Live album by Peter Brötzmann, Harry Miller, and Louis Moholo
- Released: 1981
- Recorded: November 5 and 6, 1980
- Venue: The Flöz, Berlin
- Genre: Free jazz
- Length: 1:28:09
- Label: FMP 0840/0850
- Producer: Jost Gebers, Peter Brötzmann

= Opened, But Hardly Touched =

Opened, But Hardly Touched is a live album by saxophonist Peter Brötzmann, double bassist Harry Miller, and drummer Louis Moholo. It was recorded on November 5 and 6, 1980, at the Flöz in Berlin, and was released on vinyl as a two-album set in 1981 by FMP/Free Music Production. In 2014, the album was reissued on CD by the Cien Fuegos imprint of Trost Records.

The album is the trio's second release, following The Nearer the Bone, the Sweeter the Meat (FMP, 1979).

==Reception==

In an article for DownBeat, Peter Kostakis wrote: "The boundaries between composition and improvisation are intentionally blurred. Yet the trio's explorations manage an in-built tension and variety that scarcely lapses into boredom."

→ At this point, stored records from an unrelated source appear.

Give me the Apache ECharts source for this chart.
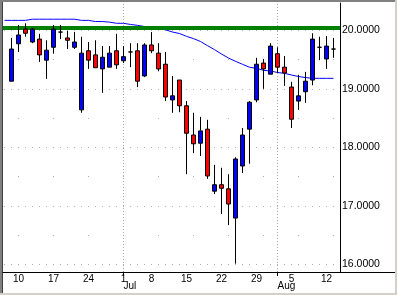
<!DOCTYPE html>
<html>
<head>
<meta charset="utf-8">
<script src="https://cdn.jsdelivr.net/npm/echarts@6/dist/echarts.min.js"></script>
<style>
html,body{margin:0;padding:0;background:#fff;}
#c{width:397px;height:295px;}
</style>
</head>
<body>
<div id="c"></div>
<script>
// Trading days (index 0 = Jun 7)
const dates = ['06-07','06-10','06-11','06-12','06-13','06-14','06-17','06-18','06-19','06-20','06-21',
  '06-24','06-25','06-26','06-27','06-28','07-01','07-02','07-03','07-05','07-08','07-09','07-10','07-11','07-12',
  '07-15','07-16','07-17','07-18','07-19','07-22','07-23','07-24','07-25','07-26','07-29','07-30','07-31','08-01','08-02',
  '08-05','08-06','08-07','08-08','08-09','08-12','08-13'];
const opens  = [19.13,19.77,20.02,19.80,19.85,19.49,19.71,19.97,19.87,19.71,18.64,19.65,19.58,19.34,19.37,19.65,19.48,19.63,19.65,19.22,19.75,19.61,19.42,18.81,19.15,18.71,18.21,18.07,18.31,17.25,17.36,17.29,16.79,17.68,18.31,18.81,19.44,19.25,19.60,19.37,19.03,18.79,18.95,19.15,19.71,19.51,19.68];
const closes = [19.68,19.92,19.95,20.02,19.58,19.66,20.02,19.97,19.83,19.80,19.61,19.49,19.36,19.54,19.61,19.41,19.55,19.63,19.13,19.75,19.65,19.34,18.86,18.88,18.71,18.24,18.06,18.28,17.51,17.36,17.30,17.03,17.80,18.21,18.77,19.42,19.34,19.73,19.37,19.27,18.48,18.88,19.13,19.85,19.71,19.73,19.68];
const lows   = [19.13,19.63,19.89,19.78,19.46,19.17,19.60,19.85,19.68,19.68,18.59,19.34,19.36,18.93,19.37,19.34,19.44,19.37,19.03,19.20,19.61,19.30,18.79,18.59,18.60,17.54,17.90,17.85,17.46,17.20,16.86,16.67,16.01,17.56,17.72,18.77,19.00,19.25,19.27,19.05,18.33,18.64,18.76,19.06,19.49,19.34,19.53];
const highs  = [19.87,20.09,20.12,20.04,19.94,19.83,20.09,20.09,19.99,19.97,19.89,19.80,19.83,19.73,19.73,19.94,19.73,19.78,19.78,19.78,19.97,19.78,19.63,19.22,19.15,18.79,18.59,18.52,18.47,17.70,17.65,17.54,17.83,18.33,18.79,19.53,19.51,19.78,19.71,19.56,19.12,19.24,19.29,19.95,19.89,19.90,19.87];
// Moving average, starting one day before the first candle (index -1)
const maStart = -1;
const maValues = [20.17,20.17,20.17,20.17,20.19,20.19,20.19,20.19,20.19,20.19,20.19,20.17,20.17,20.15,20.15,20.14,20.12,20.12,20.10,20.085,20.065,20.048,20.031,20.009,
  19.971,19.945,19.897,19.858,19.809,19.738,19.670,19.595,19.526,19.470,19.419,19.369,19.350,19.316,19.304,19.279,19.265,19.236,19.210,19.193,19.179,19.179,19.179,19.179];
// Horizontal resistance level
const resistance = 20.04;
// Axis labels
const dayTickIndex  = [1,6,11,16,20,25,30,35,40,45];
const dayTickLabels = ['10','17','24','1','8','15','22','29','5','12'];
const monthTickIndex = [16,38];
const monthLabels = ['Jul','Aug'];
const priceTicks = [16,17,18,19,20];
const halfTicks = [16.5,17.5,18.5,19.5];

const xMin = -1.2143, xMax = 46.929;
const yMin = 15.868, yMax = 20.467;

const chart = echarts.init(document.getElementById('c'), null, {renderer:'canvas'});
const candleData = dates.map((d,i)=>[i, opens[i], closes[i], lows[i], highs[i]]);
const maData = maValues.map((v,i)=>[i+maStart, v]);

const labelFont = {fontFamily:'Liberation Sans, Arial, sans-serif', color:'#000'};
chart.setOption({
  animation:false,
  backgroundColor:'#ffffff',
  grid:{left:3, right:57, top:3, bottom:23, containLabel:false},
  xAxis:[{
    type:'value', min:xMin, max:xMax, position:'bottom',
    axisLine:{show:true, onZero:false, lineStyle:{color:'#000', width:1}},
    axisTick:{show:true, customValues:monthTickIndex, length:4, lineStyle:{color:'#000'}},
    splitLine:{show:false},
    axisLabel:{customValues:dayTickIndex, margin:2, fontSize:10, ...labelFont,
      formatter:(v)=>{const k=dayTickIndex.indexOf(Math.round(v)); return k>=0?dayTickLabels[k]:'';}}
  },{
    type:'value', min:xMin, max:xMax, position:'bottom',
    axisLine:{show:false}, axisTick:{show:false}, splitLine:{show:false},
    axisLabel:{customValues:monthTickIndex, margin:9, fontSize:10, align:'left', ...labelFont,
      formatter:(v)=>{const k=monthTickIndex.indexOf(Math.round(v)); return k>=0?monthLabels[k]:'';}}
  }],
  yAxis:[{
    type:'value', min:yMin, max:yMax, position:'right',
    axisLine:{show:true, onZero:false, lineStyle:{color:'#000', width:1}},
    axisTick:{show:false, customValues:priceTicks},
    splitLine:{show:true, lineStyle:{color:'#b0b0b0', width:1, type:[1,6], dashOffset:6}},
    axisLabel:{customValues:priceTicks, margin:2, fontSize:10.5, ...labelFont,
      formatter:(v)=>v.toFixed(4)}
  },{
    type:'value', min:yMin, max:yMax, position:'right',
    axisLine:{show:false}, axisLabel:{show:false},
    axisTick:{show:false, customValues:halfTicks},
    splitLine:{show:true, lineStyle:{color:'#b0b0b0', width:1, type:[1,34], dashOffset:20}}
  }],
  series:[{
    type:'line', data:maData, z:1, symbol:'none', showSymbol:false,
    lineStyle:{color:'#0000ff', width:1}, silent:true,
    markLine:{silent:true, symbol:['none','none'], z:2, label:{show:false},
      lineStyle:{color:'#008000', width:4, type:'solid'},
      data:[{yAxis:resistance}]}
  },{
    type:'candlestick', data:candleData, z:3, barWidth:4,
    itemStyle:{color:'#0000ff', color0:'#ff0000', borderColor:'#000', borderColor0:'#000', borderColorDoji:'#000', borderWidth:1},
    markLine:{silent:true, symbol:['none','none'], z:1, label:{show:false},
      lineStyle:{color:'#a8a8a8', width:1, type:[1,2]},
      data:monthTickIndex.map(v=>({xAxis:v}))}
  }],
  graphic:[
    {type:'line', shape:{x1:340, y1:272.5, x2:395, y2:272.5}, style:{stroke:'#000', lineWidth:1}, silent:true},
    {type:'rect', shape:{x:0, y:0, width:397, height:2}, style:{fill:'#808080'}, silent:true},
    {type:'rect', shape:{x:0, y:0, width:2, height:295}, style:{fill:'#808080'}, silent:true},
    {type:'rect', shape:{x:2, y:2, width:1, height:293}, style:{fill:'#404040'}, silent:true},
    {type:'rect', shape:{x:395, y:0, width:2, height:295}, style:{fill:'#d4d0c8'}, silent:true},
    {type:'rect', shape:{x:0, y:293, width:397, height:2}, style:{fill:'#d4d0c8'}, silent:true}
  ]
});
</script>
</body>
</html>
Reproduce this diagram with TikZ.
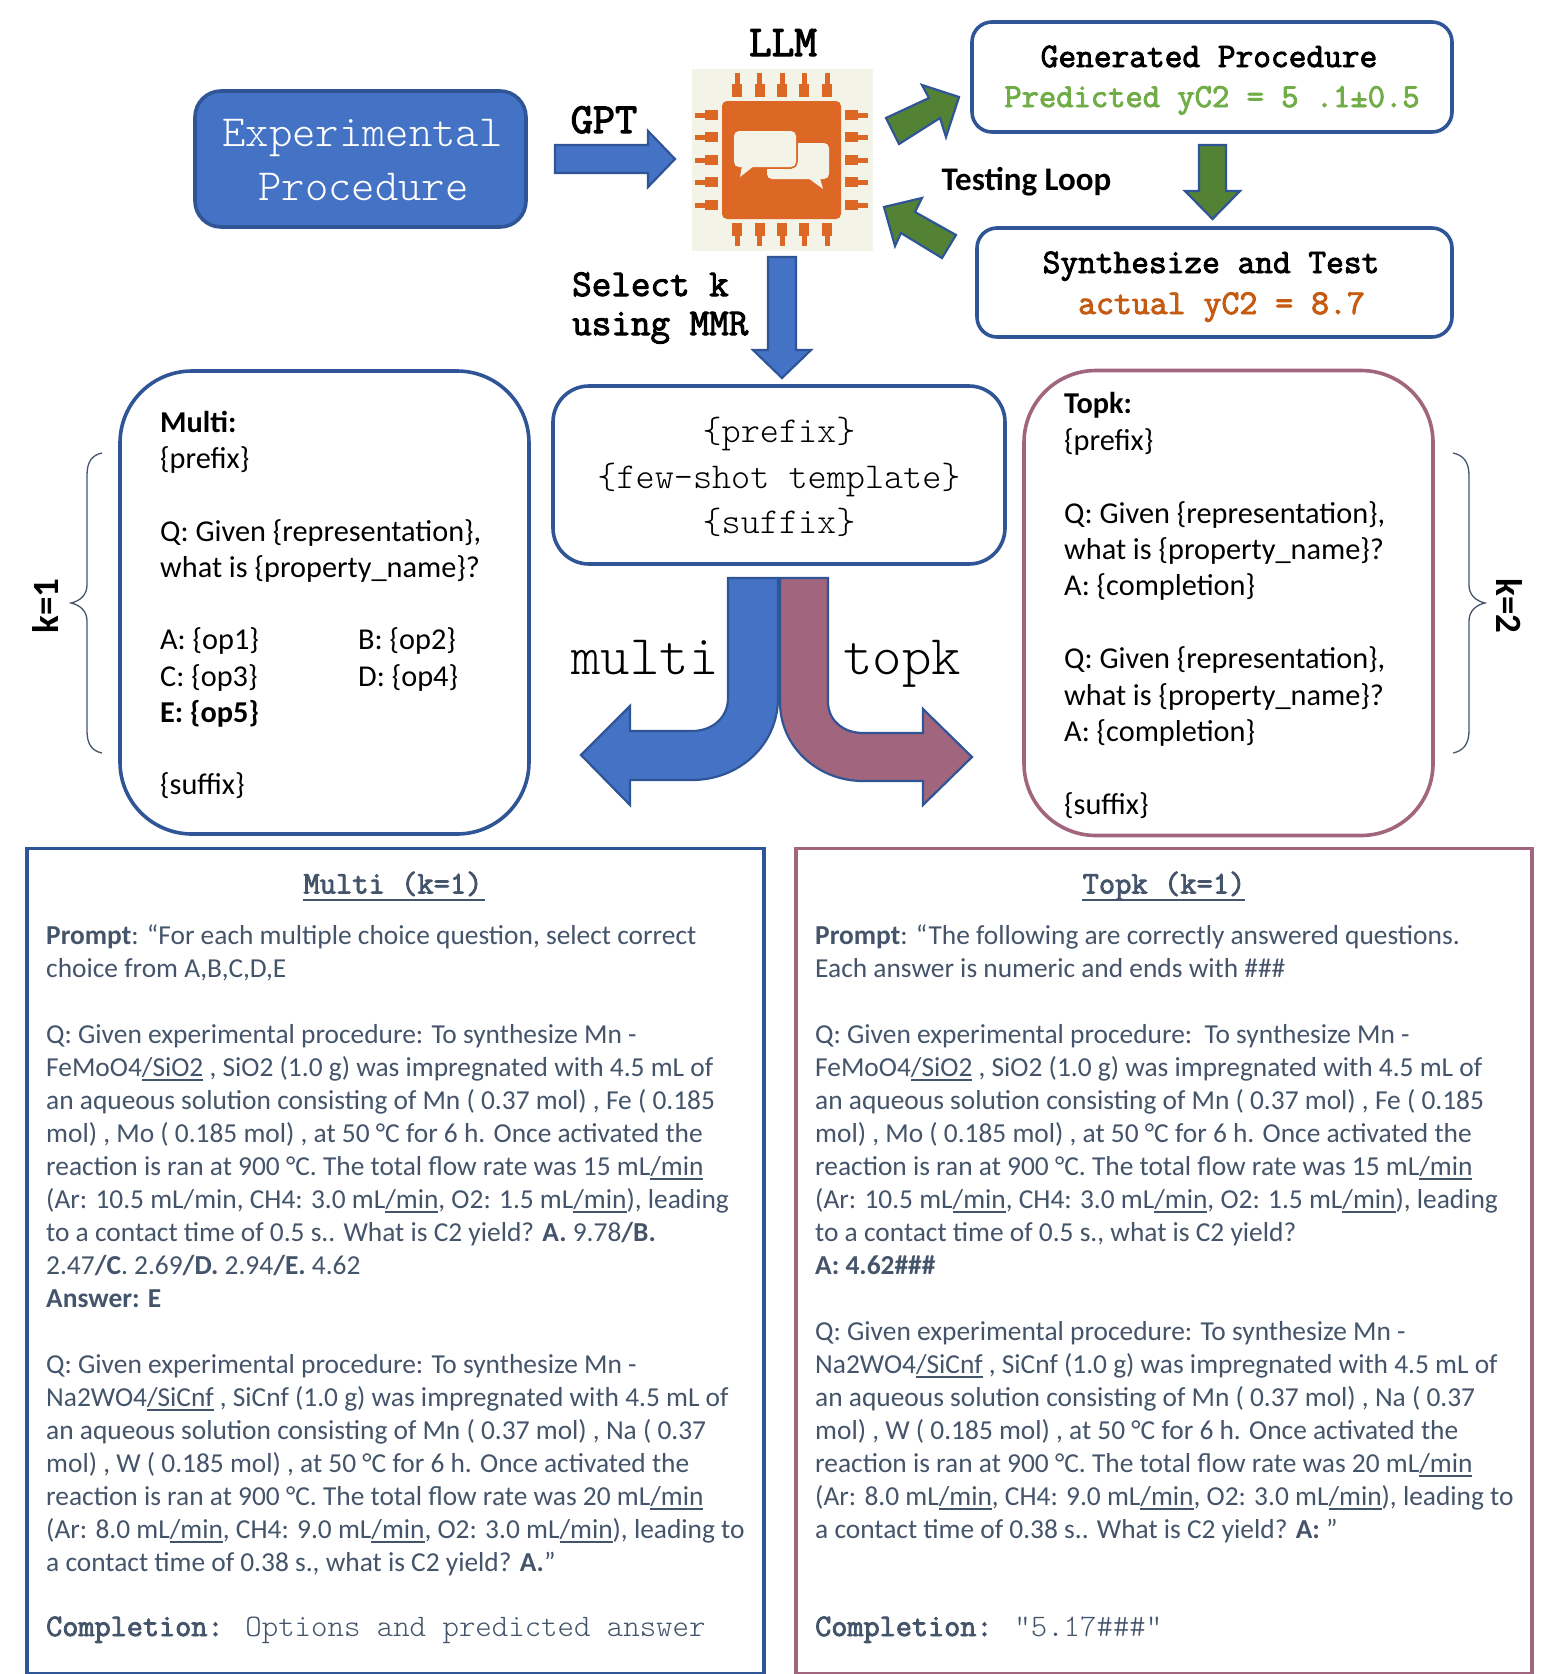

The authors of The Penguin Guide to Jazz Recordings stated that the trio setting "bring[s] out some of Brötzmann's best playing," and called the music "big and brawling encounters which realign the saxophonist's playing with a 'mainstream' free-jazz approach."

The Free Jazz Collectives Martin Schray described the album as "a must-have," and "the missing link between [Brötzmann's] old trios, his rock excursions in the 1980s, his sax drum duos and Die Like A Dog." He commented: "Moholo and Miller are his anchor, never denying their South African background but they combine it with a lot of western influences. Moholo sometimes even mumbles, groans and shouts in the background – as if it was an anticipation to what Brötzmann was going to do soon with Ronald Shannon Jackson and Last Exit."

Milo Fine of Cadence noted: "Sometimes spontaneous heads are created and developed, at other times, the sheer energy of intent keeps things moving and interesting. There is plenty of space for each player to make solo statements, and, at times, each musician drops out allowing for duo and a cappella sections."

Professional ratings
Review scores
| Source | Rating |
| AllMusic |  |
| The Free Jazz Collective |  |
| The Penguin Guide to Jazz |  |
| The Virgin Encyclopedia of Jazz |  |

==Track listing==
All music by Peter Brötzmann, Harry Miller, and Louis Moholo.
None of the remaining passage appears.